Secret Alias wrote: Thu Sep 22, 2022 6:53 amThat's why I have consistently opposed having this sort of thing promoted here. Christianity existed at the time of Shapur's destruction of Dura Europos. There's a fucking church there too.
That's not evidence, SA. You are giving LC all the points by that sort of response. No-one is going to read LC's argument and then your response and conclude that you are right and he is wrong. In fact, most, I suspect, would assume you have no case and that's why you resort to that sort of language and response.

You are impatient with certain ideas. If you don't want to give them oxygen then simply ignore them. What's wrong with that? If you do have the evidence to rebut LC's claim then present it. Simple. If others see the evidence against LC's point, then that's a win. You don't have to expect LC to be convinced.

If you want a forum where certain ideas are banned totally then you have a forum that follows the policy the editors of the Journal for the Study of the Historical Jesus: no article expressing any sympathy or support for a mythicist idea will be published.
Secret Alias wrote: Thu Sep 22, 2022 6:53 amhttps://en.wikipedia.org/wiki/Dura-Europos_church which mountainman of course denies is a church. But the fragment is irrefutable.
There you have an opportunity to inform the rest of us who are not so familiar with this find. Why not tell us which fragment or fragments you are pointing to exactly and tell us why they are "irrefutable"? Again, LC may disagree, but the tone of the discussion will be scholarly and leave other readers better informed.
Secret Alias wrote: Thu Sep 22, 2022 6:53 am If Christianity was at Dura Europos we can believe the stories about Paul of Samosata at Antioch (also destroyed by Shapur at this time).
Okay, but you can at least inform us of the evidence first. Merely pointing to a whole page of information isn't the way to go. Single out the details that prove your point.

But you are surely over-reaching when you state dogmatically that the same evidence gives reason to believe stories about a certain individual. That's another discussion, surely, yes?

Secret Alias wrote: Thu Sep 22, 2022 6:53 am If Christianity was spread throughout Syria, it was undoubtedly also spread throughout the Empire.
But scholars want evidence for claims. Okay, it makes the spread of Christianity through the empire to some extent likely, but it is not proof.
Secret Alias wrote: Thu Sep 22, 2022 6:53 am If it was spread throughout the Empire at the dawn of the Crisis of the Third Century, it was likely pre-existent at the time of the Crisis of the Third Century which means it existed in the second century as the Patristic evidence suggests.
This is all hypothetical.

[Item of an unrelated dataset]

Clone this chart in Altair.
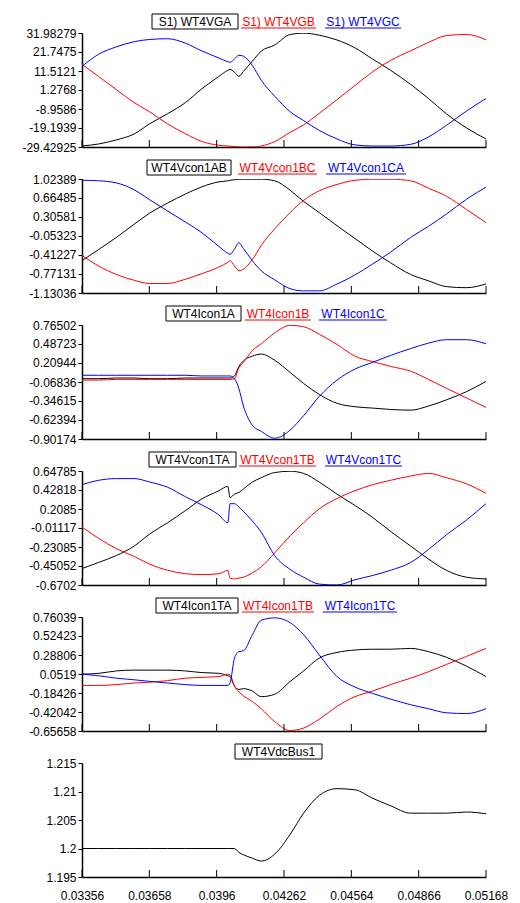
import altair as alt
import pandas as pd

# ---------------- data ----------------
t_vals = [0.03356, 0.0343, 0.0351, 0.0359, 0.0366, 0.0374, 0.0382, 0.0389, 0.0397, 0.0401,
          0.0402, 0.0404, 0.0406, 0.0408, 0.0412, 0.0416, 0.0422, 0.0429, 0.0435, 0.0442,
          0.0450, 0.0458, 0.0466, 0.0474, 0.0483, 0.0491, 0.0499, 0.0508, 0.05168]
x_ticks = [0.03356, 0.03658, 0.0396, 0.04262, 0.04564, 0.04866, 0.05168]

names1 = ["S1) WT4VGA", "S1) WT4VGB", "S1) WT4VGC"]
vga = [-28.9, -27.8, -25.6, -22.4, -16.9, -11.5, -5.5, 1.6, 8.6, 11.9, 12.4, 10.8, 8.6, 11.3, 16.8,
       22.2, 25.5, 31.2, 31.9, 30.8, 28.2, 24.0, 17.9, 11.9, 4.3, -3.3, -11.5, -19.1, -25.1]
vgb = [15.1, 8.6, 1.5, -5.5, -10.5, -17.0, -22.3, -26.3, -28.5, -28.9, -29.0, -29.2, -29.4, -29.4, -29.4,
       -28.9, -26.5, -21.5, -17.5, -11.3, -3.9, 3.7, 11.1, 17.2, 22.4, 26.9, 30.6, 31.2, 28.3]
vgc = [14.0, 20.5, 24.5, 27.3, 28.5, 28.9, 26.5, 22.5, 18.5, 16.5, 16.2, 18.0, 20.0, 19.5, 14.5,
       6.5, -2.0, -10.5, -15.2, -20.5, -25.1, -28.3, -28.9, -28.9, -28.0, -24.0, -17.8, -10.1, -3.3]
ticks1 = [31.98279, 21.7475, 11.5121, 1.2768, -8.9586, -19.1939, -29.42925]

names2 = ["WT4Vcon1AB", "WT4Vcon1BC", "WT4Vcon1CA"]
vab = [-0.52, -0.31, -0.08, 0.17, 0.38, 0.57, 0.74, 0.87, 0.97, 0.99, 1.00, 1.01, 1.02, 1.02, 1.02,
       1.02, 0.99, 0.81, 0.60, 0.39, 0.14, -0.10, -0.34, -0.56, -0.78, -0.90, -1.01, -1.03, -0.96]
vbc = [-0.42, -0.62, -0.78, -0.89, -0.95, -0.95, -0.87, -0.77, -0.64, -0.55, -0.52, -0.62, -0.71, -0.68, -0.50,
       -0.23, 0.08, 0.39, 0.62, 0.80, 0.92, 1.00, 1.02, 1.02, 0.99, 0.85, 0.70, 0.45, 0.20]
vca = [1.00, 0.99, 0.95, 0.82, 0.63, 0.42, 0.21, 0.02, -0.25, -0.38, -0.40, -0.30, -0.18, -0.29, -0.52,
       -0.71, -0.88, -1.05, -1.09, -1.09, -0.96, -0.79, -0.58, -0.36, -0.08, 0.13, 0.36, 0.64, 0.87]
ticks2 = [1.02389, 0.66485, 0.30581, -0.05323, -0.41227, -0.77131, -1.13036]

names3 = ["WT4Icon1A", "WT4Icon1B", "WT4Icon1C"]
ia = [-0.02, -0.02, -0.01, -0.01, -0.02, -0.02, -0.01, -0.01, -0.01, -0.01, -0.01, 0.02, 0.16, 0.24, 0.31,
      0.34, 0.25, 0.07, -0.09, -0.25, -0.38, -0.43, -0.45, -0.47, -0.48, -0.42, -0.33, -0.21, -0.06]
ib = [-0.04, -0.04, -0.03, -0.03, -0.03, -0.03, -0.03, -0.03, -0.03, -0.03, -0.03, -0.02, 0.14, 0.22, 0.39,
      0.49, 0.65, 0.76, 0.74, 0.63, 0.48, 0.31, 0.23, 0.16, 0.09, -0.03, -0.16, -0.30, -0.44]
ic = [0.03, 0.03, 0.03, 0.03, 0.03, 0.03, 0.03, 0.02, 0.02, 0.02, 0.02, -0.02, -0.17, -0.42, -0.70,
      -0.79, -0.89, -0.77, -0.56, -0.28, -0.04, 0.12, 0.22, 0.32, 0.42, 0.50, 0.55, 0.55, 0.49]
ticks3 = [0.76502, 0.48723, 0.20944, -0.06836, -0.34615, -0.62394, -0.90174]

names4 = ["WT4Vcon1TA", "WT4Vcon1TB", "WT4Vcon1TC"]
vta = [-0.48, -0.41, -0.33, -0.22, -0.08, 0.05, 0.19, 0.32, 0.42, 0.47, 0.34, 0.38, 0.40, 0.44, 0.52,
       0.57, 0.63, 0.645, 0.62, 0.52, 0.38, 0.25, 0.11, -0.05, -0.22, -0.37, -0.50, -0.58, -0.60]
vtb = [0.0, -0.13, -0.25, -0.34, -0.43, -0.50, -0.54, -0.55, -0.54, -0.50, -0.59, -0.60, -0.59, -0.58, -0.53,
       -0.46, -0.30, -0.10, 0.05, 0.21, 0.33, 0.42, 0.49, 0.54, 0.59, 0.62, 0.57, 0.50, 0.39]
vtc = [0.49, 0.54, 0.56, 0.56, 0.52, 0.46, 0.35, 0.26, 0.14, 0.05, 0.27, 0.27, 0.23, 0.18, 0.07,
       -0.06, -0.33, -0.49, -0.58, -0.66, -0.67, -0.61, -0.56, -0.50, -0.41, -0.26, -0.09, 0.08, 0.27]
ticks4 = [0.64785, 0.42818, 0.2085, -0.01117, -0.23085, -0.45052, -0.6702]

names5 = ["WT4Icon1TA", "WT4Icon1TB", "WT4Icon1TC"]
ita = [0.05, 0.06, 0.09, 0.10, 0.10, 0.10, 0.09, 0.07, 0.06, 0.03, 0.02, -0.10, -0.14, -0.13, -0.16,
       -0.23, -0.20, -0.04, 0.09, 0.25, 0.32, 0.35, 0.36, 0.36, 0.37, 0.33, 0.26, 0.15, 0.02]
itb = [-0.09, -0.09, -0.08, -0.06, -0.05, -0.03, 0.00, 0.01, 0.02, 0.05, 0.04, -0.10, -0.17, -0.22, -0.29,
       -0.38, -0.54, -0.65, -0.62, -0.51, -0.35, -0.23, -0.16, -0.08, 0.00, 0.08, 0.17, 0.27, 0.37]
itc = [0.05, 0.03, 0.00, -0.02, -0.04, -0.06, -0.08, -0.09, -0.09, -0.09, -0.06, 0.25, 0.33, 0.34, 0.54,
       0.72, 0.75, 0.69, 0.54, 0.29, 0.02, -0.11, -0.19, -0.26, -0.33, -0.38, -0.43, -0.44, -0.38]
ticks5 = [0.76039, 0.52423, 0.28806, 0.0519, -0.18426, -0.42042, -0.65658]

names6 = ["WT4VdcBus1"]
vdc = [1.2, 1.2, 1.2, 1.2, 1.2, 1.2, 1.2, 1.2, 1.2, 1.2, 1.2, 1.2, 1.1993, 1.1989, 1.1983,
       1.1978, 1.1990, 1.2025, 1.2062, 1.2093, 1.2105, 1.2103, 1.2088, 1.2075, 1.2062, 1.2062, 1.2062, 1.2064, 1.2061]
ticks6 = [1.215, 1.21, 1.205, 1.2, 1.195]

# ---------------- layout / style ----------------
W, H = 404, 114
COLORS = ["#000000", "#ff0000", "#0000ff"]
FONT = "Liberation Sans"

panels = [
    (names1, [vga, vgb, vgc], ticks1, [(70, 156), (159, 234), (243, 319)]),
    (names2, [vab, vbc, vca], ticks2, [(65, 149), (156, 235), (244, 324)]),
    (names3, [ia, ib, ic], ticks3, [(84, 159), (163, 229), (237, 305)]),
    (names4, [vta, vtb, vtc], ticks4, [(67, 154), (157, 234), (243, 320)]),
    (names5, [ita, itb, itc], ticks5, [(74, 156), (160, 232), (241, 315)]),
    (names6, [vdc], ticks6, [(153, 240)]),
]


def make_panel(names, series, yticks, legend, last):
    rows = []
    for nm, vals in zip(names, series):
        for tv, vv in zip(t_vals, vals):
            rows.append({"t": tv, "v": vv, "s": nm})
    df = pd.DataFrame(rows)
    xaxis = alt.Axis(values=x_ticks, labels=last, ticks=False, tickSize=0, grid=False, title=None,
                     domainColor="black", domainWidth=1.5, labelExpr="'' + datum.value",
                     labelFont=FONT, labelFontSize=12, labelColor="black", labelPadding=13,
                     labelFlush=False, labelOverlap=False)
    yaxis = alt.Axis(values=yticks, grid=False, title=None, domainColor="black", domainWidth=1.5,
                     tickColor="black", tickSize=4, labelPadding=2, labelExpr="'' + datum.value",
                     labelFont=FONT, labelFontSize=12, labelColor="black",
                     labelFlush=False, labelOverlap=False)
    n = len(names)
    lines = alt.Chart(df).mark_line(strokeWidth=1, interpolate="monotone", clip=True).encode(
        x=alt.X("t:Q", scale=alt.Scale(domain=[x_ticks[0], x_ticks[-1]], nice=False, zero=False), axis=xaxis),
        y=alt.Y("v:Q", scale=alt.Scale(domain=[min(yticks), max(yticks)], nice=False, zero=False), axis=yaxis),
        color=alt.Color("s:N", scale=alt.Scale(domain=names, range=COLORS[:n]), legend=None),
    )
    tick_marks = alt.Chart(pd.DataFrame({"t": x_ticks})).mark_rule(color="black", strokeWidth=1).encode(
        x="t:Q", y=alt.value(H - 7), y2=alt.value(H)
    )
    layers = [lines, tick_marks]
    for i, (nm, (a, b)) in enumerate(zip(names, legend)):
        ldf = pd.DataFrame({"label": [nm]})
        txt = alt.Chart(ldf).mark_text(font=FONT, fontSize=12, color=COLORS[i], align="center",
                                        baseline="middle").encode(
            text="label:N", x=alt.value((a + b) / 2), y=alt.value(-11.5))
        if i == 0:
            deco = alt.Chart(ldf).mark_rect(fillOpacity=0, stroke="black", strokeWidth=1).encode(
                x=alt.value(a), x2=alt.value(b), y=alt.value(-19), y2=alt.value(-4))
        else:
            deco = alt.Chart(ldf).mark_rule(color=COLORS[i], strokeWidth=1).encode(
                x=alt.value(a), x2=alt.value(b), y=alt.value(-5))
        layers += [deco, txt]
    return alt.layer(*layers).properties(width=W, height=H)


charts = [make_panel(*p, last=(k == len(panels) - 1)) for k, p in enumerate(panels)]

chart = alt.vconcat(*charts, spacing=32, bounds="flush").properties(
    padding={"left": 13, "top": 5, "right": 0, "bottom": 0},
    background="white",
).configure_view(stroke=None)

chart.save("out.html", embed_options={"renderer": "svg", "actions": False})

Yes, it is a set of reasonable conclusions, but the premises are not absolute certainties. Having said that, I do believe that Christianity was definitely found throughout the empire in the second century. But not because of extrapolation upon provisional extrapolation.
Secret Alias wrote: Thu Sep 22, 2022 6:53 am I am not suggesting that the Patristic evidence hasn't been altered in some way. I can point to many examples of 'corrections' by later editors. But you can't through baby out with the bath water. Christianity existed in the second century.
I agree. But I also think we can establish with reasonable certainty that Christianity did exist in the second century on the basis of the literary evidence. That brings me back to my other attempt to discuss the methods used by historians to determine what happened in ancient times. I have noted you admire scholars like James McGrath as "great" -- but I think McGrath is an apologist from the methods he uses. He is a theologian and not a historian and simply is unaware of the basics of historical methods used by non-biblical historians. At least he certainly was when I attempted to discuss that question with him, only to be the target of his insults as you are now dishing out to others.